[Haskell-cafe] newbie optimization question

Derek Elkins derek.a.elkins at gmail.com
Sun Oct 28 14:57:48 EDT 2007


On Sun, 2007-10-28 at 10:23 -0400, Prabhakar Ragde wrote:
> Jaak Randmets wrote:
> > On 10/28/07, Prabhakar Ragde <plragde at uwaterloo.ca> wrote:
> >> For the purposes of learning, I am trying to optimize some variation of
> >> the following code for computing all perfect numbers less than 10000.
> >>
> >> divisors i = [j | j<-[1..i-1], i `mod` j == 0]
> >> main = print [i | i<-[1..10000], i == sum (divisors i)]
> >>
> >> I know this is mathematically stupid, but the point is to do a moderate
> >> nested-loops computation.
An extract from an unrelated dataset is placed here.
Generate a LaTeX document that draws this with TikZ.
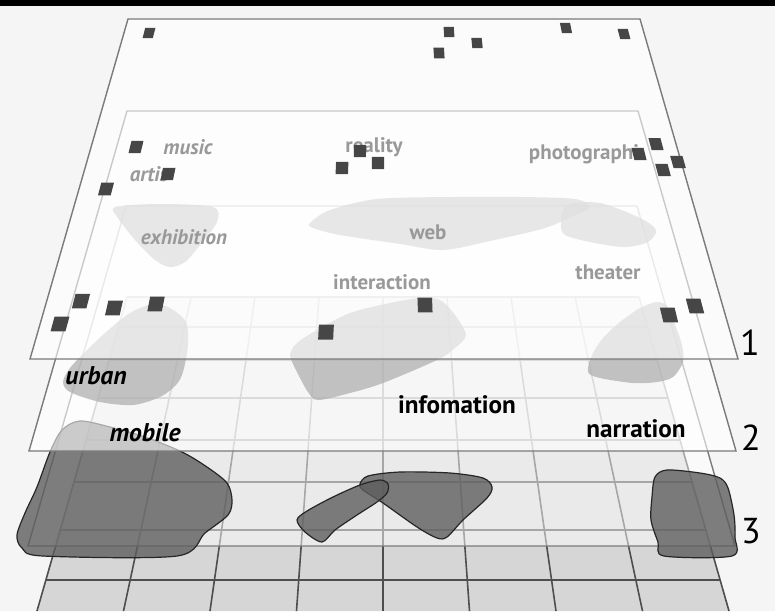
\documentclass[tikz,border=0pt]{standalone}
\usepackage{fontspec}
\setmainfont{PT Sans}
\definecolor{bggray}{HTML}{F5F5F5}
\definecolor{floorgray}{HTML}{D6D6D6}
\definecolor{floorline}{HTML}{4E4E4E}
\definecolor{edgegray}{HTML}{7A7A7A}
\definecolor{blobgray}{HTML}{B0B0B0}
\definecolor{darkblob}{HTML}{5E5E5E}
\definecolor{squaregray}{HTML}{464646}

\begin{document}
\begin{tikzpicture}[x=0.5pt,y=-0.5pt,
  sheet/.style={fill=white, fill opacity=#1, draw=edgegray, line width=0.7pt},
  softblob/.style={fill=blobgray, fill opacity=0.75},
  hardblob/.style={fill=darkblob, fill opacity=0.8, draw=black!85, line width=0.6pt},
  tag/.style={font=\fontsize{10.5}{12}\selectfont\bfseries},
  slanttag/.style={font=\fontsize{10.5}{12}\selectfont\bfseries\itshape},
  bigtag/.style={font=\fontsize{12.6}{14}\selectfont\bfseries},
  bigslant/.style={font=\fontsize{12.8}{14}\selectfont\bfseries\itshape},
  levelno/.style={font=\fontsize{18}{20}\selectfont}]
\useasboundingbox (0,0) rectangle (775,611);
\fill[bggray] (0,0) rectangle (775,611);

% floor grid
\fill[floorgray] (127,297) -- (639,297) -- (729,611) -- (37,611) -- cycle;
\foreach \i in {-4,...,4}
  \draw[floorline, line width=0.8pt] ({383+64*\i},297) -- ({383+86.5*\i},611);
\foreach \yy in {297,327,360,398,440,482,530,580} {
  \pgfmathsetmacro\ss{64+0.07166*(\yy-297)}
  \draw[floorline, line width=0.8pt] ({383-4*\ss},\yy) -- ({383+4*\ss},\yy);
}

% level 3
\draw[sheet=0.5] (126,206) -- (637,206) -- (735,546) -- (28,546) -- cycle;
\draw[hardblob] plot[smooth cycle, tension=0.5] coordinates {(80,421) (110,427) (145,437) (182,452) (207,467) (227,483) (232,500) (228,515) (205,533) (177,556) (43,556) (22,548) (17,535) (25,513) (37,487) (50,452) (62,430)};
\draw[hardblob] plot[smooth cycle, tension=0.5] coordinates {(360,484) (368,476) (400,472) (450,473) (483,478) (492,487) (487,498) (463,520) (447,537) (437,538) (417,527) (383,503) (363,490)};
\draw[hardblob] plot[smooth cycle, tension=0.5] coordinates {(297,520) (307,511) (333,497) (360,485) (380,480) (388,484) (387,493) (377,502) (357,515) (335,530) (322,542) (305,532)};
\draw[hardblob] plot[smooth cycle, tension=0.5] coordinates {(655,477) (667,470) (700,473) (720,478) (728,488) (734,515) (735,537) (732,556) (664,556) (658,542) (651,520) (652,497)};

% level 2
\draw[sheet=0.6] (127,111) -- (638,111) -- (736,451) -- (29,451) -- cycle;
\fill[softblob] plot[smooth cycle, tension=0.5] coordinates {(115,207) (160,204) (213,207) (217,222) (200,245) (185,262) (170,267) (155,260) (135,240) (118,218)};
\fill[softblob] plot[smooth cycle, tension=0.5] coordinates {(310,223) (330,210) (377,199) (450,197) (520,197) (575,199) (590,207) (575,215) (545,228) (490,241) (443,250) (400,244) (340,235) (313,228)};
\fill[softblob] plot[smooth cycle, tension=0.5] coordinates {(567,205) (600,203) (640,218) (656,230) (648,242) (625,247) (595,243) (565,235) (561,222)};
\fill[softblob] plot[smooth cycle, tension=0.5] coordinates {(153,304) (170,308) (186,322) (188,345) (183,372) (176,385) (160,397) (133,405) (100,402) (70,392) (63,382) (70,368) (85,352) (105,333) (130,313)};
\fill[softblob] plot[smooth cycle, tension=0.5] coordinates {(290,355) (297,343) (317,330) (350,313) (390,303) (420,298) (440,300) (455,315) (466,335) (455,348) (437,360) (383,383) (350,393) (318,400) (308,392) (297,372)};
\fill[softblob] plot[smooth cycle, tension=0.5] coordinates {(657,302) (667,306) (674,322) (682,345) (683,362) (673,377) (657,382) (633,383) (600,378) (588,372) (592,355) (603,338) (620,322) (640,308)};

\node[slanttag] (music) at (188,147) {music};
\node[slanttag] (artist) at (149,174) {artis};
\node[tag] (reality) at (374,147) {reality};
\node[tag] (photo) at (584,154) {photographi};
\node[slanttag] (exhibition) at (184,237) {exhibition};
\node[tag] (web) at (428,232) {web};
\node[tag] (interaction) at (382,282) {interaction};
\node[tag] (theater) at (608,272) {theater};
\node[bigslant] (urban) at (96,376) {urban};
\node[bigslant] (mobile) at (145,433) {mobile};
\node[bigtag] (infomation) at (457,405) {infomation};
\node[bigtag] (narration) at (636,429) {narration};

% level 1
\draw[sheet=0.6] (128,19) -- (640,19) -- (738,359) -- (30,359) -- cycle;
\foreach \cx/\cy in {149/33, 449/32, 439/53, 477/43, 566/28, 624/34,
    136/147, 168/174, 106/189, 360/151, 342/168, 378/163,
    639/154, 656/144, 663/170, 678/162,
    81/301, 60/324, 114/308, 156/304, 326/332, 425/305, 669/315, 695/306} {
  \pgfmathsetmacro\w{10+0.016*(\cy-19)}
  \pgfmathsetmacro\sl{(384-\cx)/(\cy+869)*\w/2}
  \fill[squaregray] ({\cx-\w/2-\sl},{\cy+\w/2}) -- ({\cx+\w/2-\sl},{\cy+\w/2})
    -- ({\cx+\w/2+\sl},{\cy-\w/2}) -- ({\cx-\w/2+\sl},{\cy-\w/2}) -- cycle;
}

\node[levelno] (one) at (750,343) {1};
\node[levelno] (two) at (751,438) {2};
\node[levelno] (three) at (751,531) {3};

\fill[black] (0,0) rectangle (775,6);
\end{tikzpicture}
\end{document}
On my 2.33GHz dual-core MacBookPro, the
> >> obvious C program takes about .3 seconds, and a compiled OCaML program
> >> (tail recursion, no lists) about .33 seconds. The above takes about 4
> >> seconds.
> >>
> > 
> > You could try giving divisors type signature:
> > divisors :: Int -> [Int]
> 
> Thank you. That brings the time down to 0.5 seconds. I'm glad it was 
> something as simple as that. --PR

I'm not sure if Jaak Randmets explained this, but the reason this makes
a difference is that Haskell defaults to Integer, an arbitrary precision
integer type, that is far more costly than an Int.